╔══
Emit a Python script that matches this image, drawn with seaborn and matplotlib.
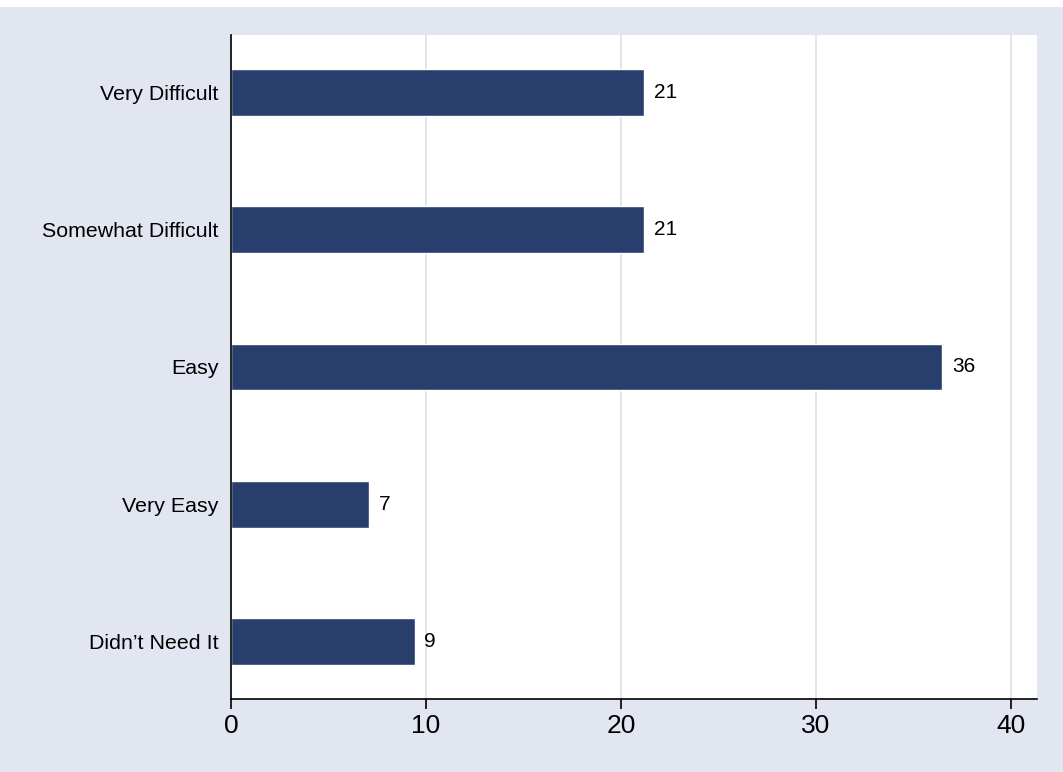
import matplotlib
matplotlib.use("Agg")
import matplotlib.pyplot as plt
import seaborn as sns
import pandas as pd

# data (percent of respondents)
categories = ["Very Difficult", "Somewhat Difficult", "Easy", "Very Easy", "Didn\u2019t Need It"]
percents = [21.18, 21.18, 36.47, 7.06, 9.41]
x_ticks = [0, 10, 20, 30, 40]

df = pd.DataFrame({"category": categories, "percent": percents})

sns.set_style("white", {"xtick.bottom": True})
plt.rcParams["font.family"] = ["Liberation Sans", "DejaVu Sans"]

bg = "#E2E6F1"
fig = plt.figure(figsize=(10.63, 7.72), dpi=100, facecolor=bg)

# thin white strip along the top edge
strip = fig.add_axes([0, 1 - 7 / 772, 1, 7 / 772])
strip.set_facecolor("white")
strip.set_xticks([])
strip.set_yticks([])
for s in strip.spines.values():
    s.set_visible(False)

ax = fig.add_axes([231 / 1063, 1 - 699 / 772, (1037 - 231) / 1063, (699 - 35) / 772])

sns.barplot(data=df, x="percent", y="category", order=categories, orient="h",
            color="#283F6D", saturation=1, width=0.34, ax=ax, zorder=3)
ax.set_xlim(0, 41.33)
ax.set_ylim(4.42, -0.42)
ax.set_xticks(x_ticks)
ax.tick_params(axis="x", length=7.5, width=1.2, color="black")
ax.tick_params(axis="x", pad=3.5, labelsize=19, labelcolor="black")
ax.tick_params(axis="y", length=0, pad=9, labelsize=15.4, labelcolor="black")

for cont in ax.containers:
    ax.bar_label(cont, fmt="%.0f", padding=7, fontsize=15, color="black")

ax.set_xlabel("")
ax.set_ylabel("")
ax.xaxis.grid(True, color="#DCDFEC", linewidth=1.2)

for side in ["top", "right"]:
    ax.spines[side].set_visible(False)
for side in ["left", "bottom"]:
    ax.spines[side].set_color("black")
    ax.spines[side].set_linewidth(1.2)
    ax.spines[side].set_zorder(4)

plt.savefig("out.png", dpi=100, facecolor=fig.get_facecolor())
plt.close()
╚══
#### [TASK DESCRIPTION]
Reproduce the material above verbatim; omit every picture.

#### [RESPONSE TO THIS TASK]
Emit a Python script that matches this image, drawn with seaborn and matplotlib.
import matplotlib
matplotlib.use("Agg")
import matplotlib.pyplot as plt
import seaborn as sns
import pandas as pd

# data (percent of respondents)
categories = ["Very Difficult", "Somewhat Difficult", "Easy", "Very Easy", "Didn\u2019t Need It"]
percents = [21.18, 21.18, 36.47, 7.06, 9.41]
x_ticks = [0, 10, 20, 30, 40]

df = pd.DataFrame({"category": categories, "percent": percents})

sns.set_style("white", {"xtick.bottom": True})
plt.rcParams["font.family"] = ["Liberation Sans", "DejaVu Sans"]

bg = "#E2E6F1"
fig = plt.figure(figsize=(10.63, 7.72), dpi=100, facecolor=bg)

# thin white strip along the top edge
strip = fig.add_axes([0, 1 - 7 / 772, 1, 7 / 772])
strip.set_facecolor("white")
strip.set_xticks([])
strip.set_yticks([])
for s in strip.spines.values():
    s.set_visible(False)

ax = fig.add_axes([231 / 1063, 1 - 699 / 772, (1037 - 231) / 1063, (699 - 35) / 772])

sns.barplot(data=df, x="percent", y="category", order=categories, orient="h",
            color="#283F6D", saturation=1, width=0.34, ax=ax, zorder=3)
ax.set_xlim(0, 41.33)
ax.set_ylim(4.42, -0.42)
ax.set_xticks(x_ticks)
ax.tick_params(axis="x", length=7.5, width=1.2, color="black")
ax.tick_params(axis="x", pad=3.5, labelsize=19, labelcolor="black")
ax.tick_params(axis="y", length=0, pad=9, labelsize=15.4, labelcolor="black")

for cont in ax.containers:
    ax.bar_label(cont, fmt="%.0f", padding=7, fontsize=15, color="black")

ax.set_xlabel("")
ax.set_ylabel("")
ax.xaxis.grid(True, color="#DCDFEC", linewidth=1.2)

for side in ["top", "right"]:
    ax.spines[side].set_visible(False)
for side in ["left", "bottom"]:
    ax.spines[side].set_color("black")
    ax.spines[side].set_linewidth(1.2)
    ax.spines[side].set_zorder(4)

plt.savefig("out.png", dpi=100, facecolor=fig.get_facecolor())
plt.close()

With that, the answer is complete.